The five students with whom Anne works are all vividly drawn, from Sadie’s angst about her parents’ role in her college choice and facade of confidence that covers a profound loneliness to Hunter’s boat-sized sneakers and deep but parentally-disapproved passion for the American West. They serve, ultimately, as foils for Anne, though, and at the end of the day it is her character who has most stayed with me.
Lacy also makes a point about modern parenthood which is uncomfortable in its accuracy. Most – though not all – of the parents in Early Decision are of the now-familiar helicopter type, hovering over their children, hoping that through sheer effort and good (or so they think) intentions they can protect them from harm and insure their happiness. This approach backfires, and Anne observes that in many ways all the “supports” that privileged parents can provide their children send one message, brutal in its simple devastation: “whatever you can do, it’s not good enough.”
For both parent and child, the college application process is surely among the most fraught moments in the long-but-short season that is parenting. How can an experience so wrought with powerful anxiety, galloping hope, and fundamental identification be simple? Anne stumbles into these weeds more than once, noting for example the “real, tender spot” that is “a mother’s projection onto her only child.” It’s almost impossible to imagine a choice more weighted with importance in today’s culture than college.

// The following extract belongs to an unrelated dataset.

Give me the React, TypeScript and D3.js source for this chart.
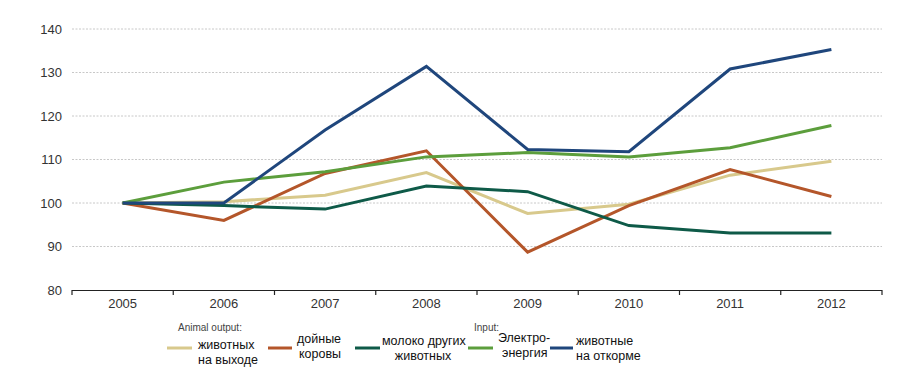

“Alexis, where you go to college is not the same as who you are,” Anne tells one student, who replies, “No, but it shapes me. It, like, shapes everything.” And it does. Lacy wades without hesitation into this whitewater of love and loyalty, of expectations and dreams, of privilege and luck, and Early Decision is full of fascinating reflections on what it is that really makes us who we are. And of course the answer is neither as simple nor as complicated as those college admission essay questions.
As Anne helps steer her students to a better understanding of themselves and to the best possible college outcome, she grows too. My only wish is that she was more aware of how important her influence on these teenagers is. She reflects that maybe “college was best thought of as four years in which adolescents might learn to use the pronoun “I” and mean it,” and I couldn’t help thinking that I’d been watching her do the same throughout the novel.
I loved Early Decision and know you will too. I’m lucky enough to have read other things Lacy has written, and they are all beautiful. I know that when Anne says that “quite simply, she loved words most of all,” that’s also Lacy talking. She does, and so do I. In Early Decision Lacy has written an entertaining and topical book with deeply-etched characters and some truly vital messages. There are big risks to the currently-accepted way we parent, there is immense value in thoughtful, engaged reflection, and those who are able to inspire and shape this kind of thinking deserve our real gratitude.
I’m grateful to my friend Lacy for writing this book, for the passionate and enduring love of words that she shares with me, and for being the kind of rare friend who has helped shepherd and midwife some of the most important, and painful, moments in my own self-development.